A HEART-STOPPING video shows a motorcyclist narrowly avoiding a head-on collision with a car that pulls out from a junction — but who is in the wrong?
Motorist Greg Marshall captured the biker hurtling towards his car before falling from the bike in Forest Hill, south London, yesterday.
The clip shows 32-year-old Greg slowly approaching a junction to turn left.
He then begins to turn around the corner — only to spot the biker heading directly towards him.
The motorcyclist only appears in view at the last minute due to a parked silver Vauxhall on the left-hand side of the road blocking the view.
The biker then notices the car at short notice and is shown falling to the ground while trying to avoid a collision with Greg's car.
The biker, who is thankfully wearing a helmet, then goes crashing onto the road where his head smacks off the tarmac.
Greg, a Revenue and Enforcement Control Controller for the railway shared the video on social media yesterday, writing: “This happened to me today. Driver said I was at fault for coming out of the T junction at speed.”
Facebook users have been left divided over who was at fault for the near-miss.
Stu Brown said: “He ditched the bike because he thought he was going to hit you.
“That or the front braked too hard. But you were at a ‘give way to both sides’ junction.
“His insurance will argue it was your fault. I’m not saying it was your fault but you didn’t give way to both sides.”
Alan Fisher said: “I would say 50/50. You should stop at a give way and have a decent look first especially with all the parked cars.
“The bike was going too fast and should have planned to react better.”
Nicola Chambers said: “As a driver myself I think your speed was fine.
“You came onto the road on the correct side and noticed him straight away and stopped, leaving space on his side to ride through.
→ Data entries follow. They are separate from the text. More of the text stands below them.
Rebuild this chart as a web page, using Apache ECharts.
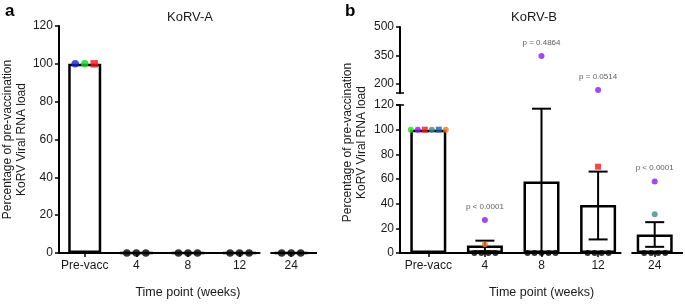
<!DOCTYPE html>
<html>
<head>
<meta charset="utf-8">
<script src="https://cdn.jsdelivr.net/npm/echarts@6/dist/echarts.min.js"></script>
<style>
  html, body { margin: 0; padding: 0; background: #fff; }
  #main { width: 685px; height: 304px; }
</style>
</head>
<body>
<div id="main"></div>
<script>
// categories (time points)
var categories = ['Pre-vacc', '4', '8', '12', '24'];

// KoRV-A : 3 animals, bar = mean
var meanA = [100, 0, 0, 0, 0];
var valuesA = [
    [100, 100, 100],
    [0, 0, 0],
    [0, 0, 0],
    [0, 0, 0],
    [0, 0, 0]
];

// KoRV-B : 6 animals, bar = mean, whiskers = SEM
var meanB = [100, 6, 58, 39, 15];
var semLowB = [null, 1.3, 0, 11, 5];
var semHighB = [null, 10, 117, 66, 25];
var valuesB = [
    [100, 100, 100, 100, 100, 100],
    [0, 26.7, 0, 0, 0, 7],
    [0, 347, 0, 0, 0, 0],
    [0, 168, 70, 0, 0, 0],
    [0, 58, 0, 31.4, 0, 0]
];
var pValuesB = [null, 'p < 0.0001', 'p = 0.4864', 'p = 0.0514', 'p < 0.0001'];

var ticksUpperB = [200, 350, 500];

// per-animal marker styles
var colorsA = ['#1020e0', '#12d424', '#f01414'];
var shapesA = ['circle', 'circle', 'rect'];
var colorsB = ['#22dd22', '#8a1af0', '#f01818', '#3c8c8c', '#1a5fb0', '#f07828'];
var shapesB = ['circle', 'circle', 'rect', 'circle', 'rect', 'circle'];

var FONT = 'Liberation Sans, Arial, sans-serif';
var TXT = '#1a1a1a';

// spread equal values side by side, like the GraphPad dot plot
function buildPoints(values, colors, shapes, spacing, size, filter) {
    var out = [];
    values.forEach(function (row, ci) {
        var groups = {};
        row.forEach(function (v, ai) {
            (groups[v] = groups[v] || []).push(ai);
        });
        Object.keys(groups).forEach(function (k) {
            var g = groups[k];
            g.forEach(function (ai, j) {
                var v = row[ai];
                if (!filter(v)) return;
                out.push({
                    value: [ci, v],
                    symbol: v === 0 ? 'circle' : shapes[ai],
                    symbolSize: size,
                    symbolOffset: [(j - (g.length - 1) / 2) * spacing, 0],
                    itemStyle: { color: v === 0 ? '#000' : colors[ai] }
                });
            });
        });
    });
    return out;
}

function errData() {
    var d = [];
    meanB.forEach(function (m, i) {
        if (semHighB[i] != null) d.push([i, m, semLowB[i], semHighB[i]]);
    });
    return d;
}

function pLabelData(upper) {
    var d = [];
    pValuesB.forEach(function (p, i) {
        if (!p) return;
        var top = Math.max.apply(null, valuesB[i].concat([semHighB[i] || 0]));
        if ((top > 120) === upper) d.push({ value: [i, top], name: p });
    });
    return d;
}

function catAxis(grid, show) {
    var on = show !== false;
    return {
        type: 'category', gridIndex: grid, data: categories,
        show: on,
        axisLine: { show: false },
        axisTick: { show: on, interval: 0, alignWithLabel: true, length: 4, lineStyle: { color: '#000', width: 1.5 } },
        axisLabel: { show: on, interval: 0, color: TXT, fontSize: 12, fontFamily: FONT, margin: 7 },
        name: on ? 'Time point (weeks)' : '',
        nameLocation: 'middle', nameGap: 33,
        nameTextStyle: { color: TXT, fontSize: 12.5, fontFamily: FONT }
    };
}

function valAxis(grid, min, max, extra) {
    var ax = {
        type: 'value', gridIndex: grid, min: min, max: max,
        splitLine: { show: false },
        axisLine: { show: true, lineStyle: { color: '#000', width: 2 } },
        axisTick: { show: true, length: 4, lineStyle: { color: '#000', width: 1.5 } },
        axisLabel: { color: TXT, fontSize: 12, fontFamily: FONT, margin: 6 }
    };
    for (var k in extra) ax[k] = extra[k];
    return ax;
}

var chart = echarts.init(document.getElementById('main'));

var errorBarSeries = {
    type: 'custom', xAxisIndex: 1, yAxisIndex: 1, z: 3,
    data: errData(),
    renderItem: function (params, api) {
        var i = api.value(0);
        var hi = api.coord([i, api.value(3)]);
        var lo = api.coord([i, api.value(2)]);
        var w = 9.5;
        var st = { stroke: '#000', lineWidth: 2 };
        return {
            type: 'group', children: [
                { type: 'line', shape: { x1: hi[0], y1: hi[1], x2: lo[0], y2: lo[1] }, style: st },
                { type: 'line', shape: { x1: hi[0] - w, y1: hi[1], x2: hi[0] + w, y2: hi[1] }, style: st },
                { type: 'line', shape: { x1: lo[0] - w, y1: lo[1], x2: lo[0] + w, y2: lo[1] }, style: st }
            ]
        };
    }
};

function pSeries(xi, yi, upper) {
    return {
        type: 'scatter', xAxisIndex: xi, yAxisIndex: yi, z: 5,
        symbolSize: 1, itemStyle: { color: 'rgba(0,0,0,0)' },
        data: pLabelData(upper),
        label: {
            show: true, position: 'top', distance: 9,
            formatter: '{b}', color: '#333', fontSize: 8, fontFamily: FONT
        }
    };
}

var barStyle = { color: 'rgba(255,255,255,0)', borderColor: '#000', borderWidth: 2.5 };

var option = {
    backgroundColor: '#fff',
    animation: false,
    title: [
        { text: 'a', left: 0, top: -2, textStyle: { fontSize: 17, fontWeight: 'bold', color: '#000', fontFamily: FONT } },
        { text: 'b', left: 340, top: -2, textStyle: { fontSize: 17, fontWeight: 'bold', color: '#000', fontFamily: FONT } },
        { text: 'KoRV-A', left: 185, top: 6, textAlign: 'center', textStyle: { fontSize: 13, fontWeight: 'normal', color: TXT, fontFamily: FONT } },
        { text: 'KoRV-B', left: 529, top: 6, textAlign: 'center', textStyle: { fontSize: 13, fontWeight: 'normal', color: TXT, fontFamily: FONT } }
    ],
    grid: [
        { left: 52, top: 26, width: 265, height: 231 },
        { left: 400, top: 105, width: 283, height: 153 },
        { left: 400, top: 27, width: 283, height: 66 },
        { left: 400, top: 27, width: 283, height: 231 }
    ],
    xAxis: [
        catAxis(0),
        catAxis(1),
        catAxis(2, false),
        { type: 'value', gridIndex: 3, show: false }
    ],
    yAxis: [
        valAxis(0, 0, 120, {
            interval: 20,
            name: 'Percentage of pre-vaccination\nKoRV Viral RNA load',
            nameLocation: 'middle', nameGap: 23,
            nameTextStyle: { color: TXT, fontSize: 12, lineHeight: 14, fontFamily: FONT }
        }),
        valAxis(1, 0, 120, { interval: 20 }),
        valAxis(2, 152, 500, {
            axisTick: { show: true, length: 4, customValues: ticksUpperB, lineStyle: { color: '#000', width: 1.5 } },
            axisLabel: { color: TXT, fontSize: 12, fontFamily: FONT, margin: 6, customValues: ticksUpperB }
        }),
        {
            type: 'value', gridIndex: 3, min: 0, max: 1,
            axisLine: { show: false }, axisTick: { show: false }, axisLabel: { show: false }, splitLine: { show: false },
            name: 'Percentage of pre-vaccination\nKoRV Viral RNA load',
            nameLocation: 'middle', nameGap: 31,
            nameTextStyle: { color: TXT, fontSize: 12, lineHeight: 14, fontFamily: FONT }
        }
    ],
    series: [
        { type: 'bar', xAxisIndex: 0, yAxisIndex: 0, barWidth: 33, data: meanA, itemStyle: barStyle, z: 2 },
        { type: 'bar', xAxisIndex: 1, yAxisIndex: 1, barWidth: 36, data: meanB, itemStyle: barStyle, z: 2 },
        errorBarSeries,
        {
            type: 'scatter', xAxisIndex: 0, yAxisIndex: 0, z: 6,
            data: buildPoints(valuesA, colorsA, shapesA, 9.5, 7.5, function () { return true; })
        },
        {
            type: 'scatter', xAxisIndex: 1, yAxisIndex: 1, z: 6,
            data: buildPoints(valuesB, colorsB, shapesB, 7, 6, function (v) { return v <= 120; })
        },
        {
            type: 'scatter', xAxisIndex: 2, yAxisIndex: 2, z: 6,
            data: buildPoints(valuesB, colorsB, shapesB, 7, 6, function (v) { return v > 120; })
        },
        pSeries(1, 1, false),
        pSeries(2, 2, true)
    ]
};

chart.setOption(option);

// x-axis lines with the break between 12 and 24, plus the y-axis break marks
function axisDecor() {
    var els = [];
    var st = { stroke: '#000', lineWidth: 2 };
    [0, 1].forEach(function (g) {
        var p0 = chart.convertToPixel({ gridIndex: g }, [0, 0]);
        var p1 = chart.convertToPixel({ gridIndex: g }, [1, 0]);
        var p3 = chart.convertToPixel({ gridIndex: g }, [3, 0]);
        var p4 = chart.convertToPixel({ gridIndex: g }, [4, 0]);
        var band = p1[0] - p0[0];
        var left = p0[0] - band / 2, right = p4[0] + band / 2;
        var mid = (p3[0] + p4[0]) / 2, y = p0[1];
        els.push({ type: 'line', z: 1, shape: { x1: left - 1, y1: y, x2: mid - 5, y2: y }, style: st });
        els.push({ type: 'line', z: 1, shape: { x1: mid + 5, y1: y, x2: right, y2: y }, style: st });
    });
    var band = chart.convertToPixel({ gridIndex: 1 }, [1, 0])[0] - chart.convertToPixel({ gridIndex: 1 }, [0, 0])[0];
    var ax = chart.convertToPixel({ gridIndex: 1 }, [0, 0])[0] - band / 2;
    var yTop = chart.convertToPixel({ gridIndex: 1 }, [0, 120])[1];
    var yBot = chart.convertToPixel({ gridIndex: 2 }, [0, 152])[1];
    [yTop, yBot].forEach(function (yy) {
        els.push({ type: 'line', z: 1, shape: { x1: ax - 4, y1: yy, x2: ax + 4, y2: yy }, style: { stroke: '#000', lineWidth: 1.5 } });
    });
    chart.setOption({ graphic: els });
}
axisDecor();

window.addEventListener('resize', function () {
    chart.resize();
    axisDecor();
});
</script>
</body>
</html>
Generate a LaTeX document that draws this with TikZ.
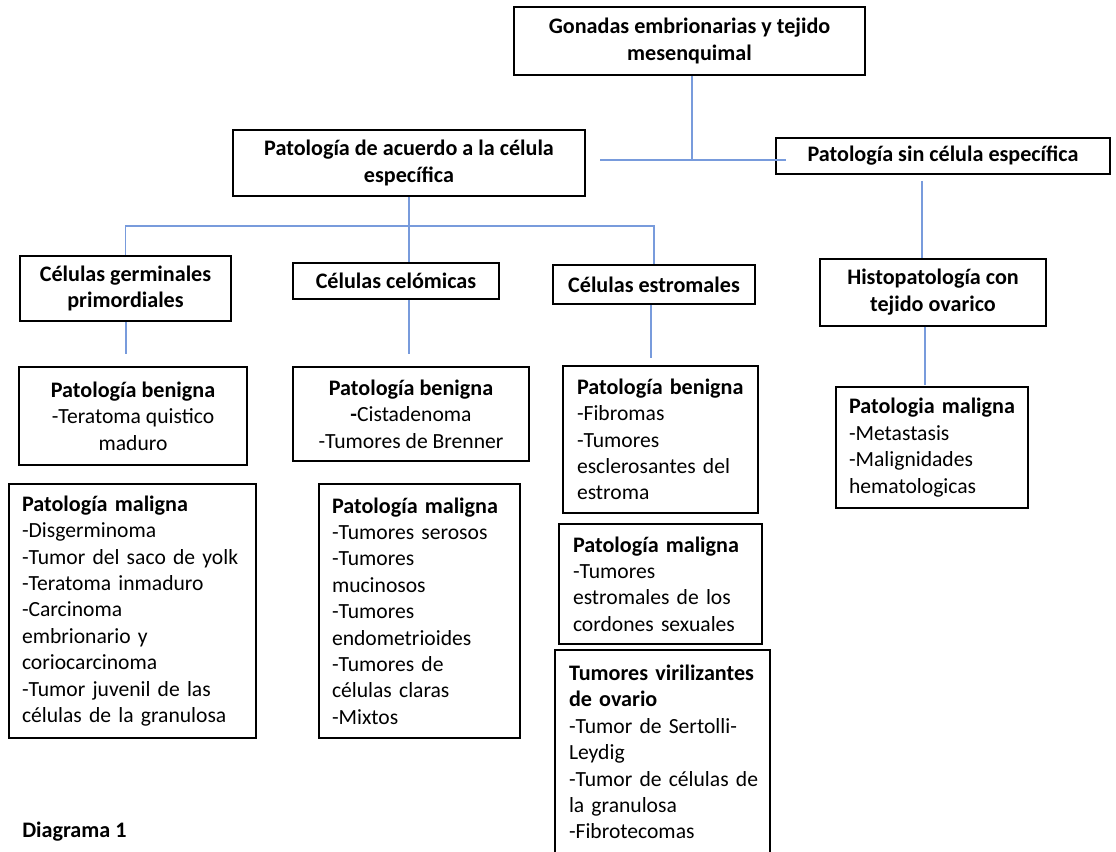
\documentclass[tikz,border=0pt]{standalone}
\usepackage{fontspec}
\setmainfont{Carlito}
\definecolor{connc}{RGB}{120,155,220}
\newcommand\bodyfont{\fontsize{16.2}{19.8}\selectfont}
\newcommand\headfont{\fontsize{16.6}{19.8}\selectfont\bfseries}
\newcommand\hd[1]{\mbox{\headfont #1}}
\begin{document}
\begin{tikzpicture}[x=0.75pt,y=-0.75pt,
  box/.style={draw, line width=1.5pt, fill=white, inner sep=0pt, font=\bodyfont},
  hbox/.style={box, align=center, font=\headfont},
  cbox/.style={box, align=center},
  lbox/.style={box, align=left},
  conn/.style={draw=connc, line width=0.9pt}]
\path[use as bounding box] (0,0) rectangle (1116,852);
\clip (0,0) rectangle (1116,852);

% level 0
\node[hbox, minimum width=263.25pt, minimum height=51pt] (gon) at (689.5,41)
  {Gonadas embrionarias y tejido\\mesenquimal};
% level 1
\node[hbox, minimum width=264pt, minimum height=49.5pt] (acu) at (409,163)
  {Patología de acuerdo a la célula\\específica};
\node[hbox, minimum width=250.5pt, minimum height=27pt] (sin) at (943,156)
  {Patología sin célula específica};
% level 2
\node[hbox, minimum width=158.25pt, minimum height=48.75pt] (ger) at (125.5,288.5)
  {Células germinales\\primordiales};
\node[hbox, minimum width=154.5pt, minimum height=27pt] (cel) at (396,281)
  {Células celómicas};
\node[hbox, minimum width=151.5pt, minimum height=29.25pt] (est) at (654,284.5)
  {Células estromales};
\node[hbox, minimum width=169.5pt, minimum height=50.25pt] (his) at (933,292)
  {Histopatología con\\tejido ovarico};
% level 3
\node[cbox, minimum width=171pt, minimum height=73.5pt] (gb) at (133,416)
  {\hd{Patología benigna}\\-Teratoma quistico\\maduro};
\node[cbox, minimum width=177pt, minimum height=70.5pt] (cb) at (411,414)
  {\hd{Patología benigna}\\\textbf{-}Cistadenoma\\-Tumores de Brenner};
\node[lbox, text width=165.75pt, inner xsep=9.75pt, minimum height=190.5pt] (gm) at (132.5,611)
  {\hd{Patología maligna}\\-Disgerminoma\\\mbox{-Tumor del saco de yolk}\\-Teratoma inmaduro\\-Carcinoma\\embrionario y\\coriocarcinoma\\-Tumor juvenil de las\\\mbox{células de la granulosa}};
\node[lbox, text width=131.25pt, inner xsep=9.75pt, minimum height=190.5pt] (cm) at (419.5,611)
  {\hd{Patología maligna}\\-Tumores serosos\\-Tumores\\mucinosos\\-Tumores\\endometrioides\\-Tumores de\\células claras\\-Mixtos};
\node[lbox, text width=125.25pt, inner xsep=10.5pt, minimum height=110.25pt] (eb) at (660.5,439.5)
  {\hd{Patología benigna}\\-Fibromas\\-Tumores\\\mbox{esclerosantes del}\\estroma};
\node[lbox, text width=131.25pt, inner xsep=10.5pt, minimum height=90pt] (em) at (660.5,584)
  {\hd{Patología maligna}\\-Tumores\\\mbox{estromales de los}\\\mbox{cordones sexuales}};
\node[lbox, text width=140.25pt, inner xsep=10.5pt, minimum height=153pt] (vir) at (662.5,752)
  {\hd{Tumores virilizantes}\\\hd{de ovario}\\-Tumor de Sertolli-\\Leydig\\\mbox{-Tumor de células de}\\la granulosa\\-Fibrotecomas};
\node[lbox, text width=124.5pt, inner xsep=9.75pt, minimum height=90.75pt] (hm) at (932,447.5)
  {\hd{Patologia maligna}\\-Metastasis\\-Malignidades\\hematologicas};

\node[anchor=west, inner sep=0pt, font=\headfont] (cap) at (22,832) {Diagrama 1};

% connector coordinates
\coordinate (j0) at (692,160);
\coordinate (hl) at (600,160);
\coordinate (hr) at (786,160);
\coordinate (hb) at (409,226);
\coordinate (g1) at (126,354);
\coordinate (c1) at (409,354);
\coordinate (e1) at (651,358);
\coordinate (s0) at (922,181);
\coordinate (s1) at (922,258);
\coordinate (h1) at (925,385);

% connectors
\draw[conn] (gon.south -| j0) -- (j0);
\draw[conn] (hl) -- (j0) -- (hr);
\draw[conn] (acu.south) -- (acu.south |- cel.north);
\draw[conn] (ger.north) |- (hb) -| (est.north);
\draw[conn] (ger.south -| g1) -- (g1);
\draw[conn] (cel.south -| c1) -- (c1);
\draw[conn] (est.south -| e1) -- (e1);
\draw[conn] (s0) -- (s1);
\draw[conn] (his.south -| h1) -- (h1);
\end{tikzpicture}
\end{document}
Driver said I was at fault for coming out of the T junction at speed
“The bike was on the wrong side of the road and going a bit too fast for the weather conditions and couldn’t react in time.
“You didn’t hit him and due to the above reasons you were not at fault and any damage cost should come from his insurance if he has it, if not then that’s his loss.”
Lisa B Wilson added: “When you moved onto the road he wasn't even visible, he was going too fast for the conditions and was too far over your side.”
Speaking today, Forest Hill local Greg said: “The first thing I thought was 'is he okay?'.
“I asked if he needed medical help. Then he started arguing it’s just small damage and he is willing to pay for the damage so it doesn’t go through the insurance company.
“At this point, I took a photo of the number plate and he became rude and started shouting.